Maybe I had my head stuck in the sand, trying hard to believe the Great Recession was just going to pass Seattle on by. I’d tried hard to ignore the facts—two of my friends had just been laid off, one other has been unemployed now for over a year, and another two are currently taking mandatory unpaid leave days. I guess I’m like most people, though—until it affects us directly, it just doesn’t really sink in. But when I received Mayor Greg Nickel’s e-mail at work the other day notifying us of impending layoffs and a proposed unpaid furlough plan for city workers, I have to say I was a little shocked. Maybe it was the way I received the message; there were no informative meetings with supervisors, and no communication from my union, which apparently had known about it for quite some time. There was just a brief e-mail from the mayor to myself and my fellow city workers, with the story appearing in the Seattle Times later that morning. Managers must just love e-mail—none of that messy face-to-face interaction with employees when it comes to unpleasant news.
In retrospect, I guess I should have seen it coming. The Port of Seattle, the Seattle Public Library, and King County Library have huge budget shortfalls, forcing them to make cuts and force unpaid leave days. King County has even proposed closing 39 parks and Animal Control, in addition to unpaid leave days for 2009 and 2010.
But the city of Seattle itself? I had assumed it was well-run, as governments go, and that the city economy had just been chugging along, immune to any type of California-type implosion. We have Boeing and Microsoft, right? And our unemployment is not too high, at least compared to the rest of the nation.
Now suddenly we’re $72.5 million short, and City Light is in even worse shape—time to slam on the breaks, lay off hundreds of workers, and force us to take unpaid leave.

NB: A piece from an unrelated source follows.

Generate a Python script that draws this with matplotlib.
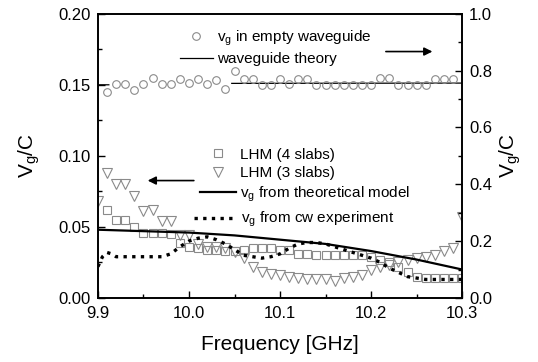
import numpy as np
import matplotlib
matplotlib.use("Agg")
import matplotlib.pyplot as plt
from matplotlib.lines import Line2D
from matplotlib.legend import Legend
from matplotlib.ticker import MultipleLocator

plt.rcParams['font.family'] = ['Liberation Sans', 'DejaVu Sans']
plt.rcParams['mathtext.fontset'] = 'custom'
plt.rcParams['mathtext.rm'] = 'Liberation Sans'
plt.rcParams['mathtext.it'] = 'Liberation Sans'

# ---- data ----
# empty waveguide (right axis)
f_empty = [9.91, 9.92, 9.93, 9.94, 9.95, 9.96, 9.97, 9.98, 9.99, 10.00,
           10.01, 10.02, 10.03, 10.04, 10.05, 10.06, 10.07, 10.08, 10.09, 10.10,
           10.11, 10.12, 10.13, 10.14, 10.15, 10.16, 10.17, 10.18, 10.19, 10.20,
           10.21, 10.22, 10.23, 10.24, 10.25, 10.26, 10.27, 10.28, 10.29]
vg_empty = [0.723, 0.754, 0.754, 0.733, 0.754, 0.774, 0.754, 0.754, 0.771, 0.756,
            0.771, 0.754, 0.768, 0.735, 0.797, 0.771, 0.771, 0.750, 0.750, 0.771,
            0.754, 0.771, 0.771, 0.750, 0.750, 0.750, 0.750, 0.750, 0.750, 0.750,
            0.774, 0.774, 0.750, 0.750, 0.750, 0.750, 0.771, 0.771, 0.771]
# waveguide theory (right axis), drawn with a gap as in the original
f_wg_theory = [9.90, 9.912, np.nan, 10.047, 10.30]
vg_wg_theory = [0.750, 0.750, np.nan, 0.755, 0.756]

# LHM 4 slabs
f_4slab = [9.91, 9.92, 9.93, 9.94, 9.95, 9.96, 9.97, 9.98, 9.99, 10.00,
           10.01, 10.02, 10.03, 10.04, 10.05, 10.06, 10.07, 10.08, 10.09, 10.10,
           10.11, 10.12, 10.13, 10.14, 10.15, 10.16, 10.17, 10.18, 10.19, 10.20,
           10.21, 10.22, 10.23, 10.24, 10.25, 10.26, 10.27, 10.28, 10.29, 10.30]
vg_4slab = [0.062, 0.055, 0.055, 0.050, 0.046, 0.046, 0.046, 0.045, 0.039, 0.036,
            0.035, 0.034, 0.034, 0.033, 0.033, 0.034, 0.035, 0.035, 0.035, 0.034,
            0.034, 0.031, 0.031, 0.030, 0.030, 0.030, 0.030, 0.030, 0.030, 0.029,
            0.027, 0.025, 0.022, 0.018, 0.015, 0.014, 0.014, 0.014, 0.014, 0.014]

# LHM 3 slabs
f_3slab = [9.90, 9.91, 9.92, 9.93, 9.94, 9.95, 9.96, 9.97, 9.98, 9.99, 10.00,
           10.01, 10.02, 10.03, 10.04, 10.05, 10.06, 10.07, 10.08, 10.09, 10.10,
           10.11, 10.12, 10.13, 10.14, 10.15, 10.16, 10.17, 10.18, 10.19, 10.20,
           10.21, 10.22, 10.23, 10.24, 10.25, 10.26, 10.27, 10.28, 10.29, 10.30]
vg_3slab = [0.068, 0.088, 0.080, 0.080, 0.072, 0.061, 0.062, 0.054, 0.054, 0.044, 0.044,
            0.038, 0.036, 0.036, 0.035, 0.032, 0.028, 0.022, 0.018, 0.017, 0.016,
            0.015, 0.014, 0.013, 0.013, 0.013, 0.012, 0.014, 0.015, 0.016, 0.020,
            0.022, 0.023, 0.025, 0.027, 0.028, 0.029, 0.030, 0.033, 0.035, 0.057]

# theoretical model
f_theory = [9.90, 9.95, 10.00, 10.05, 10.10, 10.15, 10.20, 10.25, 10.30]
vg_theory = [0.048, 0.047, 0.046, 0.044, 0.041, 0.038, 0.033, 0.027, 0.020]

# cw experiment
f_cw = [9.900, 9.905, 9.910, 9.915, 9.920, 9.93, 9.94, 9.95, 9.96, 9.97, 9.98,
        9.99, 10.00, 10.01, 10.02, 10.03, 10.04, 10.05, 10.06, 10.07, 10.08,
        10.09, 10.10, 10.11, 10.12, 10.13, 10.14, 10.15, 10.16, 10.17, 10.18,
        10.19, 10.20, 10.21, 10.22, 10.23, 10.24, 10.25, 10.26, 10.27, 10.28,
        10.29, 10.30]
vg_cw = [0.022, 0.029, 0.032, 0.031, 0.029, 0.029, 0.029, 0.029, 0.029, 0.029, 0.031,
         0.036, 0.040, 0.042, 0.043, 0.041, 0.038, 0.034, 0.030, 0.029, 0.028,
         0.029, 0.031, 0.035, 0.038, 0.039, 0.039, 0.038, 0.036, 0.034, 0.032,
         0.030, 0.028, 0.025, 0.021, 0.018, 0.015, 0.014, 0.013, 0.013, 0.013,
         0.013, 0.013]

x_ticks = [9.9, 10.0, 10.1, 10.2, 10.3]
x_ticklabels = ['9.9', '10.0', '10.1', '10.2', '10.3']
yl_ticks = [0.00, 0.05, 0.10, 0.15, 0.20]
yr_ticks = [0.0, 0.2, 0.4, 0.6, 0.8, 1.0]

gray = '#8a8a8a'

fig = plt.figure(figsize=(5.38, 3.62), dpi=100)
ax = fig.add_axes([0.182, 0.177, 0.677, 0.785])
ax2 = ax.twinx()

ax.plot(f_4slab, vg_4slab, ls='none', marker='s', ms=5.5, mfc='none', mec=gray, mew=0.8)
ax.plot(f_3slab, vg_3slab, ls='none', marker='v', ms=7, mfc='none', mec=gray, mew=0.8)
ax.plot(f_theory, vg_theory, color='black', lw=1.6)
ax.plot(f_cw, vg_cw, color='black', lw=2.4, ls=(0, (1, 1.6)))

ax2.plot(f_wg_theory, vg_wg_theory, color='black', lw=0.9)
ax2.plot(f_empty, vg_empty, ls='none', marker='o', ms=5.5, mfc='none', mec=gray, mew=0.8)

ax.set_xlim(9.9, 10.3)
ax.set_ylim(0, 0.2)
ax2.set_ylim(0, 1.0)
ax.set_xticks(x_ticks)
ax.set_xticklabels(x_ticklabels)
ax.set_yticks(yl_ticks)
ax.set_yticklabels(['0.00', '0.05', '0.10', '0.15', '0.20'])
ax2.set_yticks(yr_ticks)
ax2.set_yticklabels(['0.0', '0.2', '0.4', '0.6', '0.8', '1.0'])
ax.xaxis.set_minor_locator(MultipleLocator(0.05))
ax.yaxis.set_minor_locator(MultipleLocator(0.025))
ax2.yaxis.set_minor_locator(MultipleLocator(0.1))
for a in (ax, ax2):
    a.tick_params(which='both', direction='in', labelsize=12, width=1)
    a.tick_params(which='major', length=5)
    a.tick_params(which='minor', length=3)
    for s in a.spines.values():
        s.set_linewidth(1.2)
ax.tick_params(axis='x', which='both', top=False, pad=6)
ax.tick_params(axis='y', which='both', pad=5)
ax2.tick_params(axis='y', which='both', pad=5)

ax.set_xlabel('Frequency [GHz]', fontsize=15, labelpad=10)
ax.set_ylabel(r'V$_{\mathregular{g}}$/C', fontsize=15, labelpad=12)
ax2.set_ylabel(r'V$_{\mathregular{g}}$/C', fontsize=15, labelpad=4, rotation=90)


# legend rows, each placed like in the original figure
def legend_row(handle, label, x0, y0, hl):
    leg = Legend(ax2, [handle], [label], loc='center left', bbox_to_anchor=(x0, y0),
                 borderaxespad=0, borderpad=0, frameon=False, fontsize=11,
                 handlelength=hl, handletextpad=0.3)
    ax2.add_artist(leg)


legend_row(Line2D([], [], ls='none', marker='o', ms=5.5, mfc='none', mec=gray, mew=0.8),
           r'v$_{\mathregular{g}}$ in empty waveguide', 0.225, 0.915, 2.16)
legend_row(Line2D([], [], color='black', lw=0.9),
           'waveguide theory', 0.225, 0.84, 2.16)
legend_row(Line2D([], [], ls='none', marker='s', ms=5.5, mfc='none', mec=gray, mew=0.8),
           'LHM (4 slabs)', 0.28, 0.5035, 2.35)
legend_row(Line2D([], [], ls='none', marker='v', ms=7, mfc='none', mec=gray, mew=0.8),
           'LHM (3 slabs)', 0.28, 0.439, 2.35)
legend_row(Line2D([], [], color='black', lw=1.6),
           r'v$_{\mathregular{g}}$ from theoretical model', 0.28, 0.365, 2.35)
legend_row(Line2D([], [], color='black', lw=2.4, ls=(0, (1, 1.6))),
           r'v$_{\mathregular{g}}$ from cw experiment', 0.265, 0.275, 2.75)

# arrows
ax2.annotate('', xy=(0.926, 0.867), xytext=(0.783, 0.867), xycoords='axes fraction',
             arrowprops=dict(arrowstyle='-|>', color='black', lw=1.2, mutation_scale=12))
ax.annotate('', xy=(0.129, 0.413), xytext=(0.271, 0.413), xycoords='axes fraction',
            arrowprops=dict(arrowstyle='-|>', color='black', lw=1.2, mutation_scale=12))

fig.savefig('out.png', dpi=100)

Potential layoffs and reduction in pay worry me, but it pisses me off, too: how can management run the city into the ground, and then expect the lower paid workers to make financial sacrifices to bail them out? It just doesn’t seem fair. It’s a little like how the Big Boys at the banks and investment firms wrecked their companies and the economy, then expected the taxpayers to bail them out, at a huge cost to you and me. Pretty soon those on the top were back in the game, once again receiving their million dollar bonuses—while we got unpaid leave, unemployment, and further erosion of our health care.
Our union here did eventually get around to explaining to us that there would definitely be layoffs—less layoffs if we voted to approve 10 days of unpaid leave next year for our 6,700 members, more job cuts if we voted it down. I won’t tell you how I voted—only that I held my nose when I filled out the ballot. Let’s see—cut my own throat—er, pay—or that of my fellow workers?
While a day a month in unpaid leave may not seem like much to most managers, it will amount to a $220 drop in income for me. This will mean scrambling to cut costs—no cable, eating lots of spaghetti, library videos, setting the thermostat back to sixty degrees in the winter and bundling up, and no replacing that aging car. And though this is inconvenient to me, I imagine a single head-of-household family with kids will find it even harder to make ends meet, should the unpaid furlough days—or layoffs—be enacted.
Sadly, no one has said much in defense of those public employees—though there are 6,700 union workers, with an eventual possible total affected of 11,000 (total union and non-union employees) at the city of Seattle. Perhaps it’s because it’s somehow become fashionable to beat up on unions and the public sector—we’re greedy and lazy, right?
Well, nothing could be further from the truth. Because the truth is, many of my fellow employees make less money than their private counterparts, and most of them are hard-working individuals who have dedicated their lives to serving the public. They are the maintenance workers that beautify your parks and government grounds; the library assistants that keep your libraries running smoothly; and the health care workers that serve the poor at county health clinics.
Just remember that the next time you go to a park to play with your children, only to find the playgrounds fenced off, and the park closed. Remember it when you go to your city library, and it too is closed, the employees all off on unpaid leave.